Japanese investors look set to switch some money from European bonds to US debt, hoping for capital gains after the US bond yield curve recently flashed signs of recession down the road.
While the jury is still out on whether the United States will have a recession, such fears were enough to sink bond yields to zero per cent in Germany and Japan, which face possible ones sooner than the world’s biggest economy does.
That has made the United States, the only major market where investors can expect further falls in bond yields, and hence gains in prices, market players say.
The government bond prices rose on Wednesday as a decline in Tokyo shares in the wake of escalating trade tensions between the United States and Europe boosted demand for government debt.

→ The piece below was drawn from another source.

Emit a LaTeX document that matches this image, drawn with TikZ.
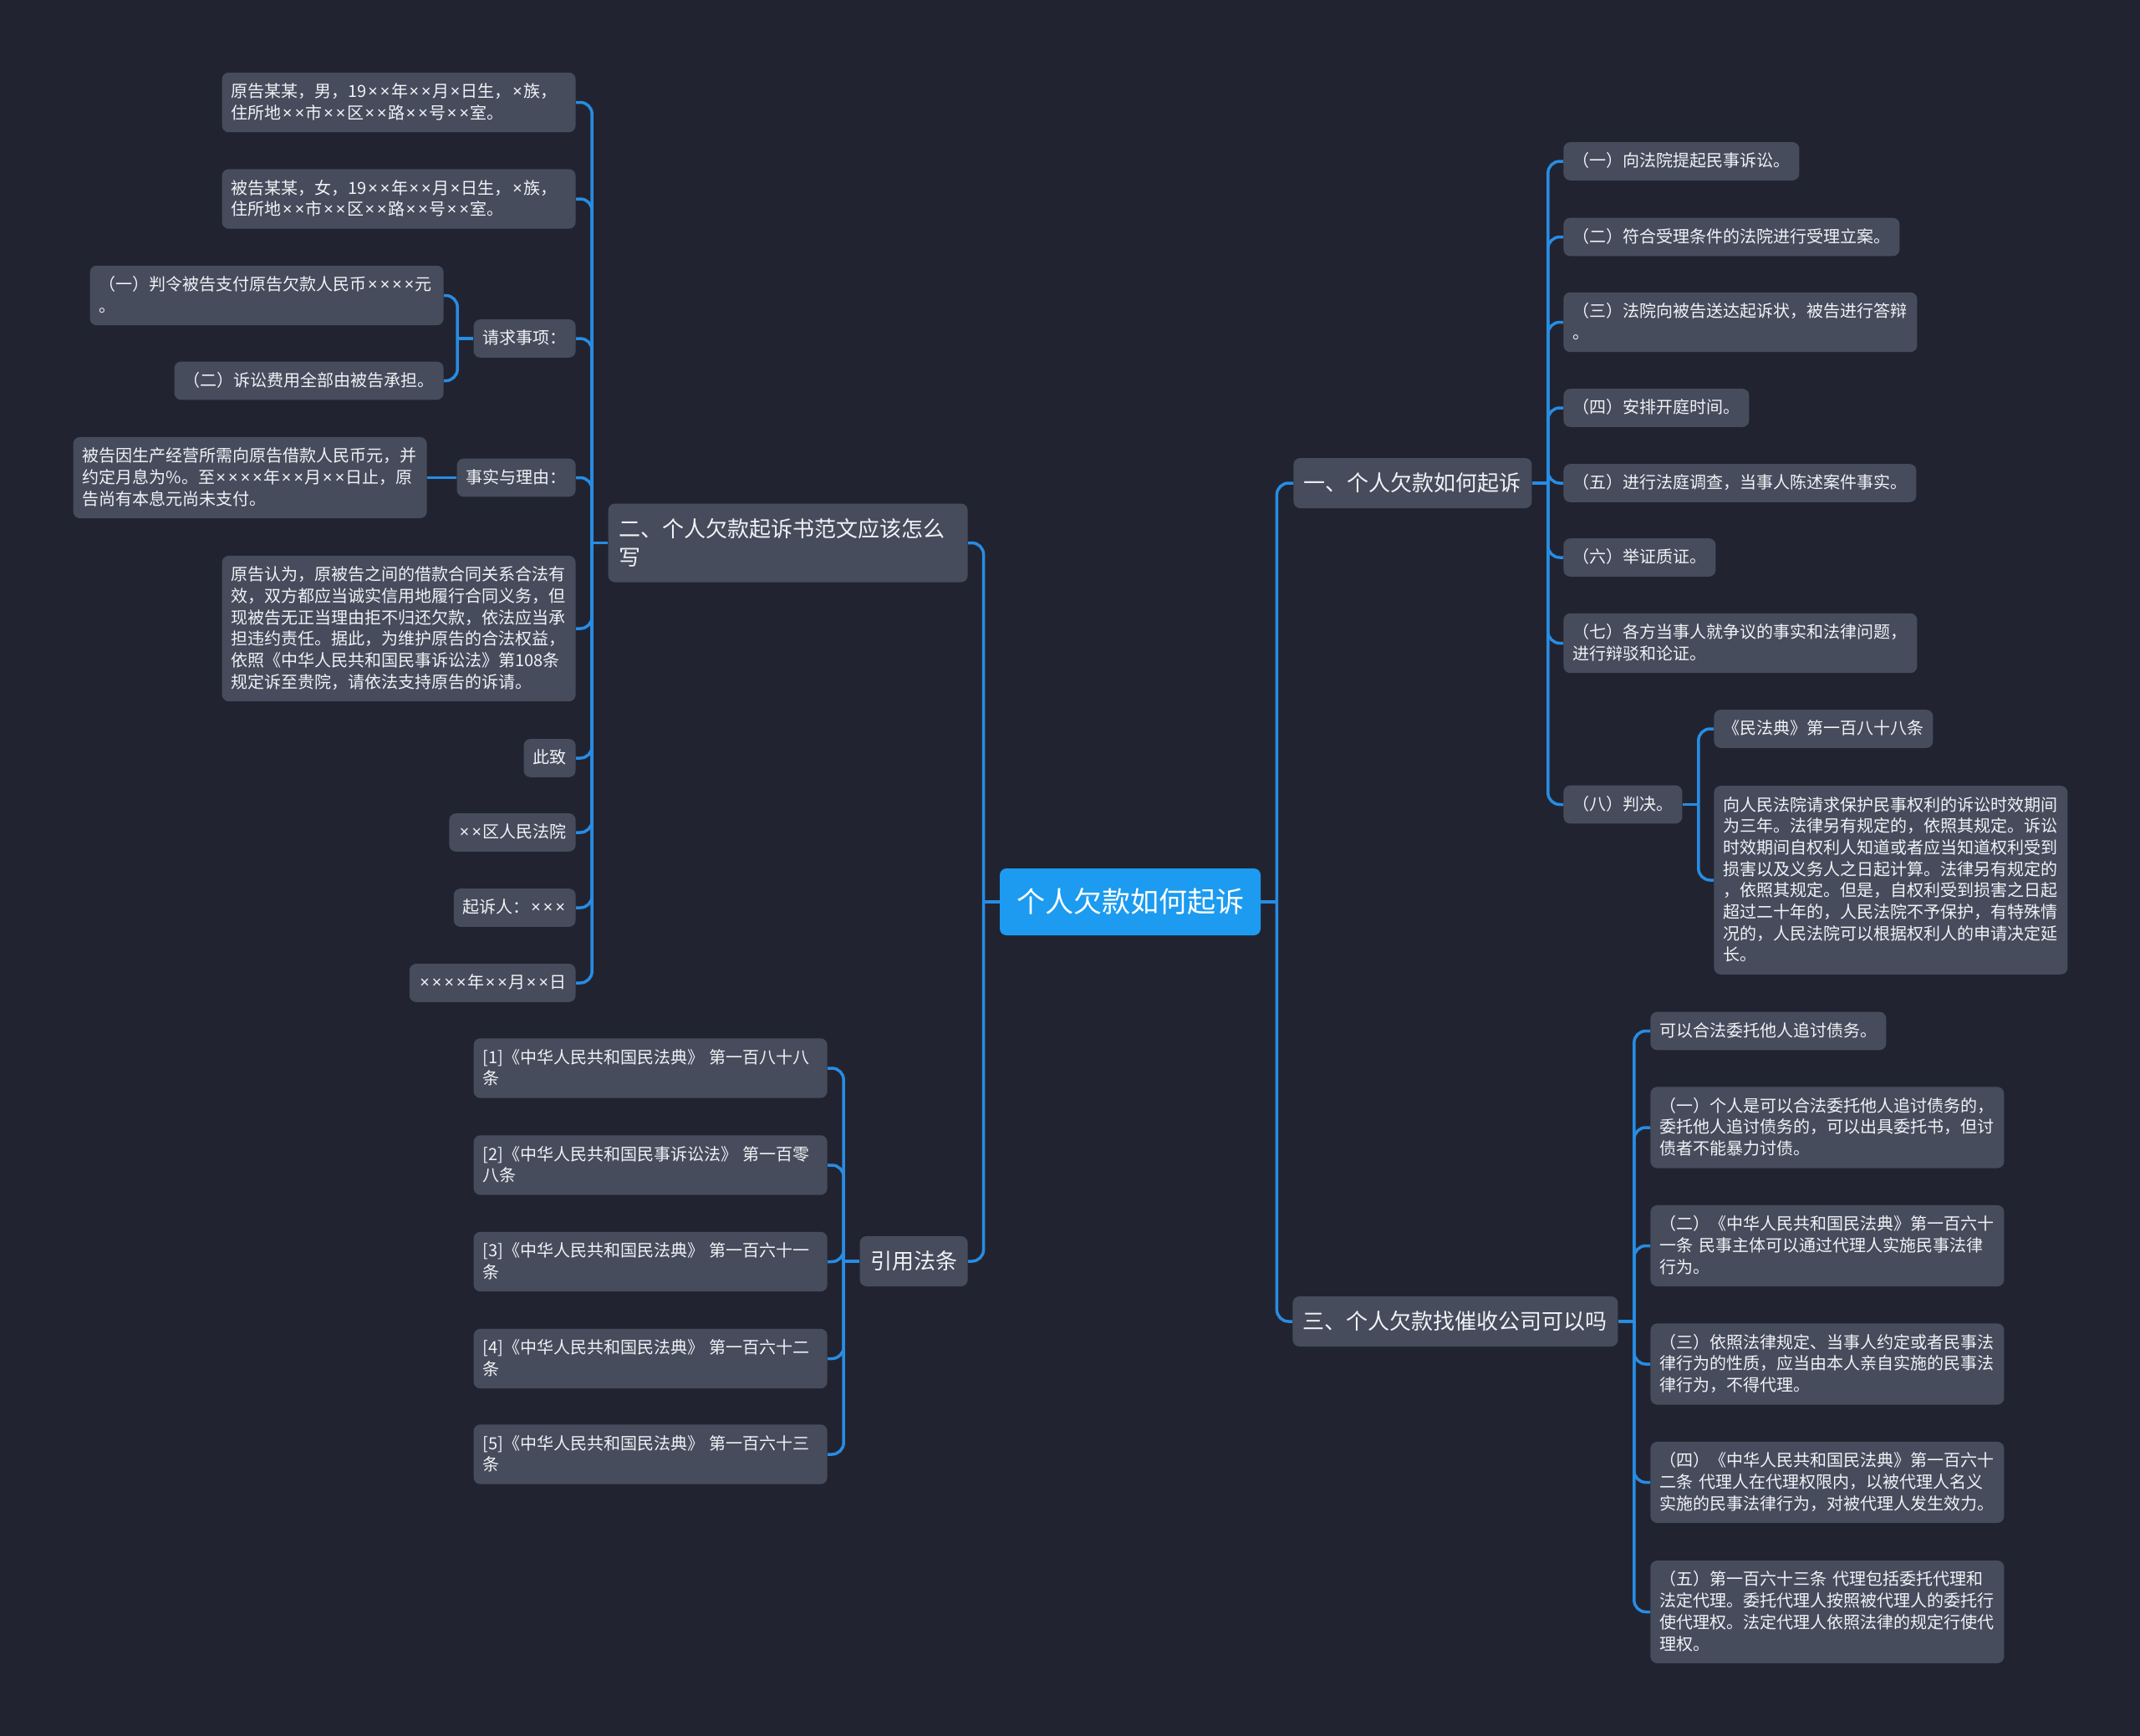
\documentclass[tikz,border=0pt]{standalone}
\usepackage{fontspec}
\setmainfont{Noto Sans CJK SC}
\newfontfamily\latinfont{Noto Sans}
\usetikzlibrary{calc}
\definecolor{bgdark}{RGB}{33,36,48}
\definecolor{nodegrey}{RGB}{70,76,92}
\definecolor{linkblue}{RGB}{40,140,228}
\definecolor{rootblue}{RGB}{28,155,240}
\definecolor{textwhite}{RGB}{240,242,246}
\newcommand{\mulx}{\makebox[0.73em]{\latinfont ×}}
\newcommand{\leafstrut}{\rule[-2.95pt]{0pt}{12.85pt}}
\newcommand{\topicstrut}{\rule[-3.6pt]{0pt}{17pt}}

\begin{document}
\begin{tikzpicture}[x=0.5pt, y=-0.5pt,
                rootnode/.style={rectangle, rounded corners=4pt, fill=rootblue, text=white, font=\fontsize{17}{22}\selectfont, inner xsep=10pt, minimum height=40pt},
                topicnode/.style={rectangle, rounded corners=4pt, fill=nodegrey, text=textwhite, font=\fontsize{13}{17}\selectfont, align=left, inner xsep=6.25pt, inner ysep=6.5pt, execute at begin node=\topicstrut, execute at end node=\topicstrut},
                leafnode/.style={rectangle, rounded corners=4pt, fill=nodegrey, text=textwhite, font=\fontsize{10}{12.85}\selectfont, align=left, inner xsep=5.5pt, inner ysep=5pt, execute at begin node=\leafstrut, execute at end node=\leafstrut},
                longleafnode/.style={leafnode, text width=200.5pt},
                link/.style={draw=linkblue, line width=1.75pt, rounded corners=7pt},
                ]
                \fill[bgdark] (0,0) rectangle (2560,2077);
                \useasboundingbox (0,0) rectangle (2560,2077);

                \node[rootnode] (R) at (1352,1079) {个人欠款如何起诉};

                \node[topicnode, anchor=west] (A) at (1547,578) {一、个人欠款如何起诉};
                \node[leafnode, anchor=west] (A1) at (1870,193) {（一）向法院提起民事诉讼。};
                \node[leafnode, anchor=west] (A2) at (1870,283.5) {（二）符合受理条件的法院进行受理立案。};
                \node[longleafnode, anchor=west] (A3) at (1870,385.5) {（三）法院向被告送达起诉状，被告进行答辩\\。};
                \node[leafnode, anchor=west] (A4) at (1870,488) {（四）安排开庭时间。};
                \node[leafnode, anchor=west] (A5) at (1870,578) {（五）进行法庭调查，当事人陈述案件事实。};
                \node[leafnode, anchor=west] (A6) at (1870,667) {（六）举证质证。};
                \node[longleafnode, anchor=west] (A7) at (1870,769.5) {（七）各方当事人就争议的事实和法律问题，\\进行辩驳和论证。};
                \node[leafnode, anchor=west] (A8) at (1870,962.5) {（八）判决。};
                \node[leafnode, anchor=west] (A81) at (2050,872) {《民法典》第一百八十八条};
                \node[longleafnode, anchor=west] (A82) at (2050,1053) {向人民法院请求保护民事权利的诉讼时效期间\\为三年。法律另有规定的，依照其规定。诉讼\\时效期间自权利人知道或者应当知道权利受到\\损害以及义务人之日起计算。法律另有规定的\\，依照其规定。但是，自权利受到损害之日起\\超过二十年的，人民法院不予保护，有特殊情\\况的，人民法院可以根据权利人的申请决定延\\长。};

                \node[topicnode, text width=202.5pt, anchor=east] (B) at (1158,649.5) {二、个人欠款起诉书范文应该怎么\\写};
                \node[longleafnode, anchor=east] (B1) at (689,122.5) {原告某某，男，19\mulx\mulx 年\mulx\mulx 月\mulx 日生，\mulx 族，\\住所地\mulx\mulx 市\mulx\mulx 区\mulx\mulx 路\mulx\mulx 号\mulx\mulx 室。};
                \node[longleafnode, anchor=east] (B2) at (689,238) {被告某某，女，19\mulx\mulx 年\mulx\mulx 月\mulx 日生，\mulx 族，\\住所地\mulx\mulx 市\mulx\mulx 区\mulx\mulx 路\mulx\mulx 号\mulx\mulx 室。};
                \node[leafnode, anchor=east] (B3) at (689,405) {请求事项：};
                \node[longleafnode, anchor=east] (B31) at (531,353.5) {（一）判令被告支付原告欠款人民币\mulx\mulx\mulx\mulx 元\\。};
                \node[leafnode, anchor=east] (B32) at (531,455.5) {（二）诉讼费用全部由被告承担。};
                \node[leafnode, anchor=east] (B4) at (689,571.5) {事实与理由：};
                \node[longleafnode, anchor=east] (B41) at (511,571.5) {被告因生产经营所需向原告借款人民币元，并\\约定月息为\%。至\mulx\mulx\mulx\mulx 年\mulx\mulx 月\mulx\mulx 日止，原\\告尚有本息元尚未支付。};
                \node[longleafnode, anchor=east] (B5) at (689,752) {原告认为，原被告之间的借款合同关系合法有\\效，双方都应当诚实信用地履行合同义务，但\\现被告无正当理由拒不归还欠款，依法应当承\\担违约责任。据此，为维护原告的合法权益，\\依照《中华人民共和国民事诉讼法》第108条\\规定诉至贵院，请依法支持原告的诉请。};
                \node[leafnode, anchor=east] (B6) at (689,907) {此致};
                \node[leafnode, anchor=east] (B7) at (689,996) {\mulx\mulx 区人民法院};
                \node[leafnode, anchor=east] (B8) at (689,1086) {起诉人：\mulx\mulx\mulx};
                \node[leafnode, anchor=east] (B9) at (689,1176) {\mulx\mulx\mulx\mulx 年\mulx\mulx 月\mulx\mulx 日};

                \node[topicnode, anchor=west] (C) at (1546,1581) {三、个人欠款找催收公司可以吗};
                \node[leafnode, anchor=west] (C1) at (1974,1233.5) {可以合法委托他人追讨债务。};
                \node[longleafnode, anchor=west] (C2) at (1974,1349) {（一）个人是可以合法委托他人追讨债务的，\\委托他人追讨债务的，可以出具委托书，但讨\\债者不能暴力讨债。};
                \node[longleafnode, anchor=west] (C3) at (1974,1490.5) {（二）《中华人民共和国民法典》第一百六十\\一条 民事主体可以通过代理人实施民事法律\\行为。};
                \node[longleafnode, anchor=west] (C4) at (1974,1632) {（三）依照法律规定、当事人约定或者民事法\\律行为的性质，应当由本人亲自实施的民事法\\律行为，不得代理。};
                \node[longleafnode, anchor=west] (C5) at (1974,1773.5) {（四）《中华人民共和国民法典》第一百六十\\二条 代理人在代理权限内，以被代理人名义\\实施的民事法律行为，对被代理人发生效力。};
                \node[longleafnode, anchor=west] (C6) at (1974,1928.5) {（五）第一百六十三条 代理包括委托代理和\\法定代理。委托代理人按照被代理人的委托行\\使代理权。法定代理人依照法律的规定行使代\\理权。};

                \node[topicnode, anchor=east] (D) at (1158,1509) {引用法条};
                \node[longleafnode, anchor=east] (D1) at (990,1278) {[1]《中华人民共和国民法典》 第一百八十八\\条};
                \node[longleafnode, anchor=east] (D2) at (990,1394) {[2]《中华人民共和国民事诉讼法》 第一百零\\八条};
                \node[longleafnode, anchor=east] (D3) at (990,1509.5) {[3]《中华人民共和国民法典》 第一百六十一\\条};
                \node[longleafnode, anchor=east] (D4) at (990,1625.5) {[4]《中华人民共和国民法典》 第一百六十二\\条};
                \node[longleafnode, anchor=east] (D5) at (990,1740) {[5]《中华人民共和国民法典》 第一百六十三\\条};

                \coordinate (jR) at ($(R.east)+(19,0)$);
                \coordinate (jL) at ($(R.west)+(-19,0)$);
                \coordinate (jA) at ($(A.east)+(19,0)$);
                \coordinate (jA8) at ($(A8.east)+(19,0)$);
                \coordinate (jB) at ($(B.west)+(-19,0)$);
                \coordinate (jB3) at ($(B3.west)+(-19,0)$);
                \coordinate (jC) at ($(C.east)+(19,0)$);
                \coordinate (jD) at ($(D.west)+(-19,0)$);

                \draw[link] (R.east) -- (jR);
                \draw[link] (jR) |- (A.west);
                \draw[link] (jR) |- (C.west);
                \draw[link] (R.west) -- (jL);
                \draw[link] (jL) |- (B.east);
                \draw[link] (jL) |- (D.east);

                \draw[link] (A.east) -- (jA);
                \draw[link] (jA) |- (A1.west);
                \draw[link] (jA) |- (A2.west);
                \draw[link] (jA) |- (A3.west);
                \draw[link] (jA) |- (A4.west);
                \draw[link] (jA) |- (A5.west);
                \draw[link] (jA) |- (A6.west);
                \draw[link] (jA) |- (A7.west);
                \draw[link] (jA) |- (A8.west);
                \draw[link] (A8.east) -- (jA8);
                \draw[link] (jA8) |- (A81.west);
                \draw[link] (jA8) |- (A82.west);

                \draw[link] (B.west) -- (jB);
                \draw[link] (jB) |- (B1.east);
                \draw[link] (jB) |- (B2.east);
                \draw[link] (jB) |- (B3.east);
                \draw[link] (jB) |- (B4.east);
                \draw[link] (jB) |- (B5.east);
                \draw[link] (jB) |- (B6.east);
                \draw[link] (jB) |- (B7.east);
                \draw[link] (jB) |- (B8.east);
                \draw[link] (jB) |- (B9.east);
                \draw[link] (B3.west) -- (jB3);
                \draw[link] (jB3) |- (B31.east);
                \draw[link] (jB3) |- (B32.east);
                \draw[link] (B4.west) -- (B41.east);

                \draw[link] (C.east) -- (jC);
                \draw[link] (jC) |- (C1.west);
                \draw[link] (jC) |- (C2.west);
                \draw[link] (jC) |- (C3.west);
                \draw[link] (jC) |- (C4.west);
                \draw[link] (jC) |- (C5.west);
                \draw[link] (jC) |- (C6.west);

                \draw[link] (D.west) -- (jD);
                \draw[link] (jD) |- (D1.east);
                \draw[link] (jD) |- (D2.east);
                \draw[link] (jD) |- (D3.east);
                \draw[link] (jD) |- (D4.east);
                \draw[link] (jD) |- (D5.east);
            \end{tikzpicture}
\end{document}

The benchmark 10-year JGB yield fell 1 basis point to minus 0.060 per cent.
The 20-year yield lost half a basis point to 0.350 per cent.
The 30-year yield and the 40-year yield dipped 1 basis point each, to 0.525 per cent and 0.550 per cent, respectively.
Ten-year JGB futures tacked on 0.06 point to 152.94, with a trading volume of 12,247 lots by mid-afternoon trade.
The Bank of Japan offered to buy 480 billion yen ($4.32 billion) of five- to 10-year bonds in a regular debt-purchasing operation, providing support to the broader market.
Japan’s Nikkei lost 0.7 per cent, dropping to a one-week low, after US President Donald Trump said he would impose tariffs on $11 billion of European goods.
“Concerns about a US recession are rising among investors we communicate with,” said Hiroshi Yokotani, portfolio strategist at State Street Global Advisors. “The US could slip into a recession or the Fed may try to stop it by cutting interest rates. Either way, bond yields should fall.”
Yokotani sees a shift to US bonds from European ones, as “investors are looking to capital gains as they expect yields to fall”.
For years, Japanese investors have sought refuge in foreign bonds, effectively kicked out of their domestic bond market by the Bank of Japan’s ownership of nearly half of it. Japanese are among the biggest players in the United States and Europe.
In 2018, European bonds were their favourite as German Bund yields rose to as high as 0.80 per cent and French yields above 1.0 per cent at one point.
On the other hand, US bonds were shunned despite their higher yields, as the cost of currency hedging, closely tied with dollar short-term interest rates, increased as the US Federal Reserve kept raising rates.
But the picture has changed as the spectre of a US recession added to growth concerns in Europe and Japan.
Germany narrowly skirted a recession at the end of last year while Japan’s economy contracted in two of 2018’s quarters and might have shrunk in January-March. But in contrast to the United States, where rate cuts are possible, neither the BOJ nor the European Central Bank have room to trim, with rates already below zero per cent.
In July, the BOJ is thought to have tried to reduce the side-effects on banks and other interest earners from its negative policy rates by expanding its bond yield target range.
But the measure seems to have backfired as 10-year JGB yields fell to two-year lows as economic prospects darkened, making JGBs even more unattractive.
“We don’t see much upside at all in being overweight JGBs. The yield is obviously incredibly low,” said Ross Hutchison, global bond fund manager at Aberdeen Standard Investments in Edinburgh.
The BOJ’s preferred policy framework policy is “very unlikely to lead to further cuts certainly in our investment horizon of three to six months or maybe even longer than that”, he added.
Against this backdrop, US bonds with yields of around 2.5 per cent seem a logical choice for investors worried the global growth could further slow.
For Japanese investors, as high currency hedge costs remain a drawback, higher-yielding corporate bonds and mortgage bonds are likely to be the main target for now, market players said.
Investors were spooked by last month’s inversion in US yields, when 10-year ones fell below 3-month rates. The phenomenon has been a highly reliable signal of coming recession over 50 years.
While the inversion later reversed, many investors want to stay in long-term US bonds.
Global share prices have recovered but earnings have not improved. And if you look at why bond yields have fallen in the first place, all the reasons - low inflation, low growth potential, dovish central banks - are still there,” said Akira Takei, fund manager at Asset Management One in Tokyo.